Since the fall of the Soviet Union and the opening of state archives in Moscow, scholarship has considerably darkened the view of the Communist role in Republican Spain. Moscow’s subversion of the Spanish government, especially after May, 1937, when the pro-Communist Juan Negrín became Prime Minister, turns out to have been more extensive than most of the Republic’s defenders ever knew, and more Machiavellian. The historian Stanley G. Payne’s “The Spanish Civil War, the Soviet Union, and Communism,” published last year, portrays a Spanish government that was in no serious sense democratic: though elected by a small plurality, it was composed largely of revolutionary parties that showed no willingness to allow the right wing a political future in Spain, and it was extremely brutal in its treatment of clerics, landowners, and suspected Fascists. In other words, Payne suggests, the elected Spanish government was probably headed toward Soviet-style totalitarianism before Franco ever launched his rebellion. Nor, according to recent scholarship, was the Republic forced to turn to the dubious embrace of the Soviet Union only after the Western democracies imposed their embargo; Stalin was among the Spanish government’s first arms suppliers of choice. Such discoveries have been enough to persuade some writers on Spain that the right side won.
In military and political terms, the civil war didn’t resemble the coming world war; from the start, it was an internal struggle between revolutionary and counter-revolutionary forces. But many revisionists have replaced one set of simplifications with another. The failure of the democracies to defend the Spanish Republic convinced Hitler and Mussolini that Fascist takeovers elsewhere in Europe would go unchecked; Soviet interference was inevitable given the weakness of the Republic and the maneuverings of Germany and Italy. If it was acceptable for Winston Churchill, now the darling of the anti-appeasement lobby in Washington, to enter into an alliance with Stalin (“If Hitler invaded hell,” Churchill explained, “I would make at least a favorable reference to the devil in the House of Commons”), it’s difficult to see why the same calculation, when made by Spaniards in 1936 in circumstances at least as desperate as Britain’s in 1941, should disqualify the entire struggle. When Heinrich Himmler visited Spain in 1940, the year after Franco’s protracted victory, he was shocked by the brutality of the Falangist repression. Whether or not democracy was on one side, fascism was clearly on the other.

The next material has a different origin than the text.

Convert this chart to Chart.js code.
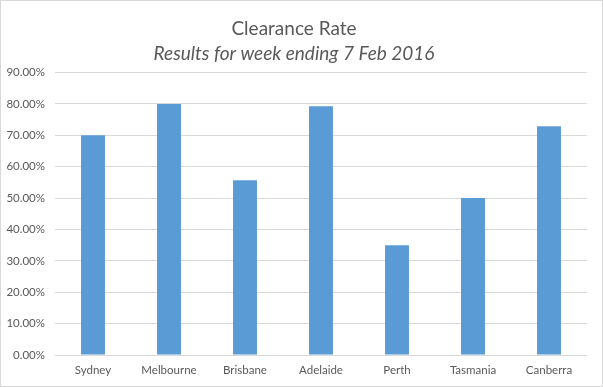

Intellectuals can hardly keep away from politics any more than other citizens, and probably less, especially in decades like the nineteen-thirties (or this one, for that matter). But, because they typically bring to it an unstable mix of abstraction and narcissism, their judgments tend to be absolute, when nothing in politics ever is. This is why a writer as devoted to the visible, concrete world as Hemingway could nonetheless stumble so badly during his time in Spain: he lacked a sense of politics. The writer forever in search of one true sentence ended up accepting a whole raft of lies. Dos Passos, for his part, lacked the inner toughness to recover from the blow his idealism was dealt by José Robles’s murder and Hemingway’s betrayal. Dos Passos, of course, never wrote another book that came anywhere near the brilliance of “U.S.A.” At the same time, as if his literary flame required the fuel of radical politics to keep burning, after Spain he began a rightward drift, which by the 1964 election had become so extreme that Edmund Wilson wrote him, “I feel obliged to tell you that your article about the San Francisco convention sounded like a teenager squealing over the Beatles. What on earth has happened to you? How can you take Goldwater seriously?” (Even during his Goldwater phase, though, Dos Passos never repudiated his belief in the Spanish Republican cause.) When war, politics, and writers mix, the results are seldom inspiring.
Toward the end of “The Breaking Point,” Dos Passos, reeling from these revelations and on his way out of the country, walks into a Barcelona hotel lobby and is accosted by a lanky, battered-looking Englishman who is on leave after months at the front and has been waiting to meet him. “Things I’ve heard lead me to believe that you are one of the few who understand what’s going on,” George Orwell tells John Dos Passos. His appearance in the story amounts to a cameo, but, because he was better cut out for Spain and politics than either Hemingway or Dos Passos, Orwell kept his bearings, neither turning the war into a stage for his own psychodrama nor wilting under the pressure of ambiguous reality. Almost seventy years after its publication, his “Homage to Catalonia” holds up against all the recent revelations and controversies about the Spanish Civil War. Orwell was always able to sustain two ideas about it: one of betrayal, the other of hope. His encounter with reality in Spain was steady enough that these didn’t have to cancel each other out. “What I saw in Spain did not make me cynical,” he wrote to a friend just after returning to England, “but it does make me think that the future is pretty grim.” Summing up the war several years after it ended, Orwell still hadn’t followed Dos Passos to the right. “In essence it was a class war,” he wrote. “That was the real issue; all else was froth on its surface.”
Because we live in the age after the age of class war, when no idea has taken the place of socialism to carry the human aspiration for equality, the historiographical debate over the nature of the Spanish Civil War has a blind spot when it comes to the human heart of the matter. The files of the Soviet secret police have exploded forever the fiction of good versus evil in Spain. But in the early scenes of “Homage to Catalonia,” and in the photographs of Robert Capa from Barcelona and Madrid, and in Arturo Barea’s memoir, one keeps encountering a certain expression on the human face. Octavio Paz, who, though he fought in Spain, was not a writer given to illusion, described it years later in “The Labyrinth of Solitude”: “In those faces—obtuse and obstinate, gross and brutal, like those the great Spanish painters, without the least touch of complacency and with an almost flesh-and-blood realism, have left us—there was something like a desperate hopefulness, something very concrete and at the same time universal. Since then I have never seen the same expression on any face. . . . The memory will never leave me. Anyone who has looked Hope in the face will never forget it. He will search for it everywhere he goes.”